I don't really think your reply strongly addressed any of my core points about UBI. It isn't cost effective and nothing in the entire post addresses that. In fact, it seems like the only point close to addressing it proposes a major tax overhaul that would have major knock on effects, in my view turning the world into a neofeudal society where only the super rich can be landowners and everyone else is a renter.

Since I work in automation, to me the idea that we are going to end all jobs due to automation is an idea that isn't rooted in reality. The thing is, automation is incredibly capital intensive, and people often don't realize that. You need to design and build the automation, then you need to maintain it and keep all the spare parts, and if your needs change then you've got to completely change the way you look at things. Part of the reason automation is so competitive for so many things in the west is that we've made human beings so uncompetitive. Creating a underclass of non-workers that the workers have to support is only going to make this problem worse.

That being said, increasing worker productivity through automation is actually one of the ways that worker wages rise, and historically speaking increases in worker productivity helped create more jobs that paid better, since you don't just work for money, you're producing a product or service that people would want since human desires are virtually unlimited but productivity is limited. There's things that can't be automated either because the product is too complicated or too niche, or because one of the USPs of the product is that it's produced by hand.

Of course I'm looking at the negatives, OP is so blindly and religiously positive about UBI that all I can do is that.

"Lowest unemployment rates in history" -- That's a lie. Not your lie, the state's lie. In the 1970s, 96% of ablebodied men worked, and today more like 60% of ablebodied men work. The lie works because of the way the modern unemployment rate is calculated. Instead of seeing who can work and who is working, they only look at who wants to work and has tried to work relatively recently. In order to have a super low unemployment rate, all you need to do is completely blackpill people into not even trying to work for long enough. If we didn't need people working, if this automation problem was as big as people pretend it is, we wouldn't be importing cheap labor from india and mexico en masse.
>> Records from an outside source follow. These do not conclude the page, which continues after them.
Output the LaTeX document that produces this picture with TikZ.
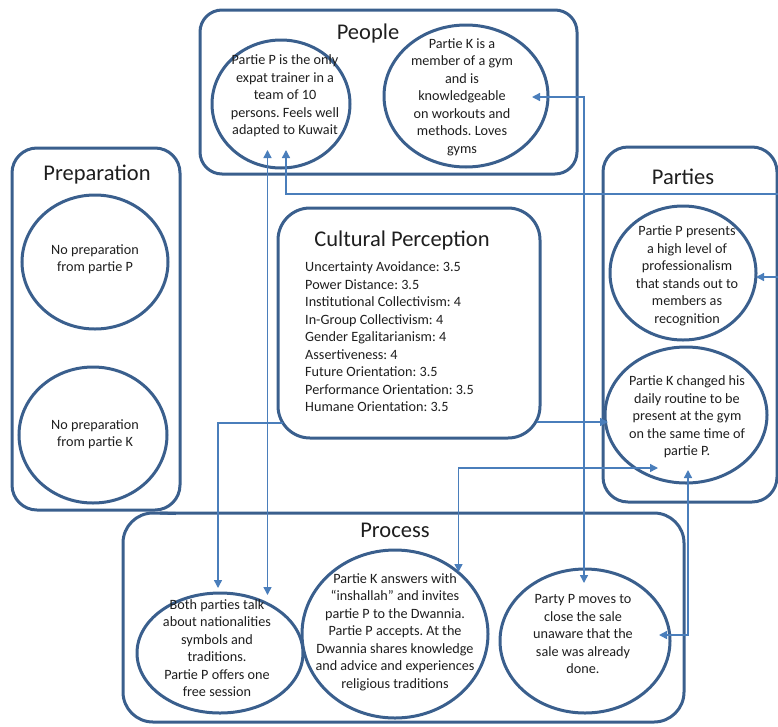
\documentclass[tikz,border=0pt]{standalone}
\usepackage{fontspec}
\setmainfont{Carlito}
\usetikzlibrary{arrows.meta,shapes.geometric}
\definecolor{frame}{HTML}{3A5F8D}
\definecolor{link}{HTML}{4A7EBB}
\definecolor{ink}{HTML}{1E1E1E}
\frenchspacing

\begin{document}
\begin{tikzpicture}[x=1pt,y=-1pt,
  panel/.style={draw=frame, line width=3pt, rectangle, rounded corners=#1,
    inner sep=0pt, outer sep=0pt},
  oval/.style={draw=frame, line width=3pt, ellipse, inner sep=0pt, outer sep=0pt},
  title/.style={text=ink, font=\fontsize{22.5}{26}\selectfont, inner sep=0pt},
  body/.style={text=ink, align=center, font=\fontsize{14.2}{17.5}\selectfont, inner sep=0pt},
  list/.style={text=ink, align=left, font=\fontsize{14.2}{17.5}\selectfont, inner sep=0pt, anchor=west},
  link/.style={draw=link, line width=1.4pt},
  tip/.style={-{Triangle[length=8pt,width=8pt]}},
  tips/.style={{Triangle[length=8pt,width=8pt]}-{Triangle[length=8pt,width=8pt]}}]

\useasboundingbox (0,0) rectangle (778,726);

% ---------- panels ----------
\node[panel=22pt, minimum width=377pt, minimum height=164pt] (people) at (388.5,92) {};
\node[panel=25pt, minimum width=168pt, minimum height=362pt] (prep) at (96,329) {};
\node[panel=25pt, minimum width=174pt, minimum height=355pt] (parties) at (690,324.5) {};
\node[panel=32pt, minimum width=262pt, minimum height=230pt] (cult) at (409,323) {};
\node[panel=30pt, minimum width=561pt, minimum height=209pt] (process) at (403.5,617.5) {};
\coordinate (procedge) at (176,513.5);
\draw[draw=frame, line width=3pt] (procedge) -- (process.north west -| 160,0);

% ---------- titles ----------
\node[title] (peopleT) at (368,33) {People};
\node[title] (prepT) at (97,175) {Preparation};
\node[title] (partiesT) at (683,177) {Parties};
\node[title] (cultT) at (402,240) {Cultural Perception};
\node[title] (processT) at (395,530) {Process};

% ---------- People ----------
\node[oval, minimum width=138pt, minimum height=128pt] (pP) at (281,104) {};
\node[body] (pPt) at (285,96) {Partie P is the only\\expat trainer in a\\team of 10\\persons. Feels well\\adapted to Kuwait};
\node[oval, minimum width=164pt, minimum height=142pt] (pK) at (466,96) {};
\node[body] (pKt) at (462,97) {Partie K is a\\member of a gym\\and is\\knowledgeable\\on workouts and\\methods. Loves\\gyms};

% ---------- Preparation ----------
\node[oval, minimum width=146pt, minimum height=134pt] (prP) at (95,262) {};
\node[body] (prPt) at (95,259) {No preparation\\from partie P};
\node[oval, minimum width=148pt, minimum height=136pt] (prK) at (93,435) {};
\node[body] (prKt) at (95,434) {No preparation\\from partie K};

% ---------- Parties ----------
\node[oval, minimum width=146pt, minimum height=134pt] (paP) at (683,273) {};
\node[body] (paPt) at (687,276) {Partie P presents\\a high level of\\professionalism\\that stands out to\\members as\\recognition};
\node[oval, minimum width=162pt, minimum height=136pt] (paK) at (686,415) {};
\node[body] (paKt) at (687,417) {Partie K changed his\\daily routine to be\\present at the gym\\on the same time of\\partie P.};

% ---------- Cultural Perception ----------
\node[list] (cultL) at (305,337) {Uncertainty Avoidance: 3.5\\Power Distance: 3.5\\Institutional Collectivism: 4\\In-Group Collectivism: 4\\Gender Egalitarianism: 4\\Assertiveness: 4\\Future Orientation: 3.5\\Performance Orientation: 3.5\\Humane Orientation: 3.5};

% ---------- Process ----------
\node[oval, minimum width=166pt, minimum height=120pt] (c1) at (220,653) {};
\node[body] (c1t) at (217,648) {Both parties talk\\about nationalities\\symbols and\\traditions.\\Partie P offers one\\free session};
\node[oval, minimum width=186pt, minimum height=168pt] (c2) at (395,634) {};
\node[body] (c2t) at (395,632) {Partie K answers with\\“inshallah” and invites\\partie P to the Dwannia.\\Partie P accepts. At the\\Dwannia shares knowledge\\and advice and experiences\\religious traditions};
\node[oval, minimum width=170pt, minimum height=144pt] (c3) at (585,641) {};
\node[body] (c3t) at (583,634) {Party P moves to\\close the sale\\unaware that the\\sale was already\\done.};

% ---------- connector end points ----------
\coordinate (edgeA) at (778,194);
\coordinate (edgeB) at (778,277);
\coordinate (pPin) at (286,150);
\coordinate (pPlink) at (267.5,150);
\coordinate (c1top) at (267.5,595);
\coordinate (cultW) at (283,423);
\coordinate (c1in) at (218,588);
\coordinate (cultE) at (537,422);
\coordinate (partiesW) at (608,422);
\coordinate (c3top) at (584,583);
\coordinate (pKin) at (532,97);
\coordinate (c2top) at (458.5,572);
\coordinate (paKa) at (658,468);
\coordinate (c3right) at (659,635);
\coordinate (paKb) at (688,470);
\coordinate (paPin) at (756,277);

% ---------- connectors ----------
\draw[link, tip] (edgeA) -| (pPin);
\draw[link, tips] (pPlink) -- (c1top);
\draw[link, tip] (cultW) -| (c1in);
\draw[link, tip] (cultE) -- (partiesW);
\draw[link, tips] (c3top) |- (pKin);
\draw[link, tips] (c2top) |- (paKa);
\draw[link, tips] (c3right) -| (paKb);
\draw[link, tip] (edgeB) -- (paPin);
\end{tikzpicture}
\end{document}
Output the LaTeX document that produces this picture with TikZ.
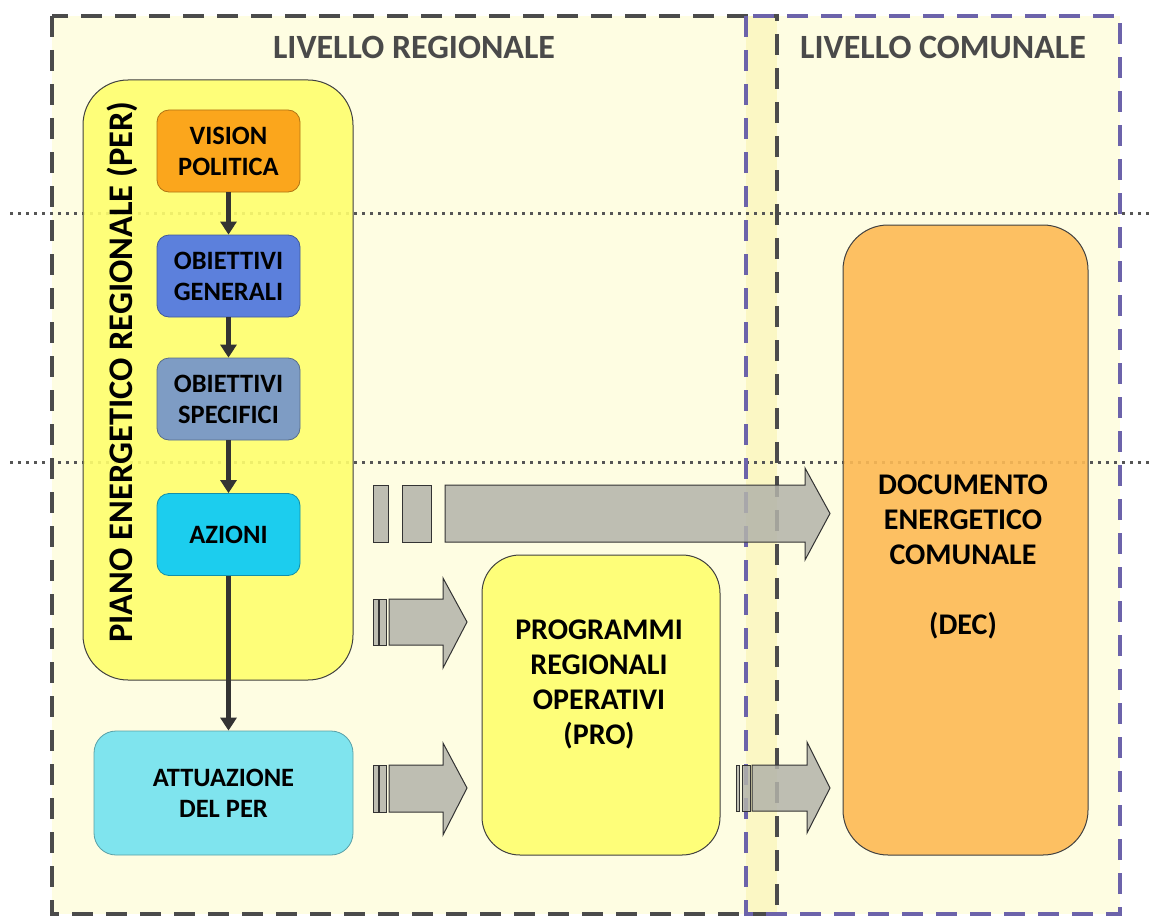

If the stock market didn't exist, something would. House prices reached all-time highs as well. In Canada, the average house price nation-wide reached $850,000. In a sense, inflation might be even worse for tangible objects if people didn't have this useless thing to dump their money into.

People will NOT be "well fed, housed, and healthy" if we implement UBI. Prices will rise, putting basics out of touch of many people, and more importantly, all those nice social programs you support will be eliminated. That's why OP thinks it'll save money, because you implement UBI to the exclusion of all other social programs. No more public medicine, no more public housing, no more social work, all of that eliminated and instead you just get a check in the mail. As I've already said in my original post, a lot of people need more than just a check in the mail. I'm inclined to think you agree, since you breathlessly went on about how great many social programs are in another post in this story.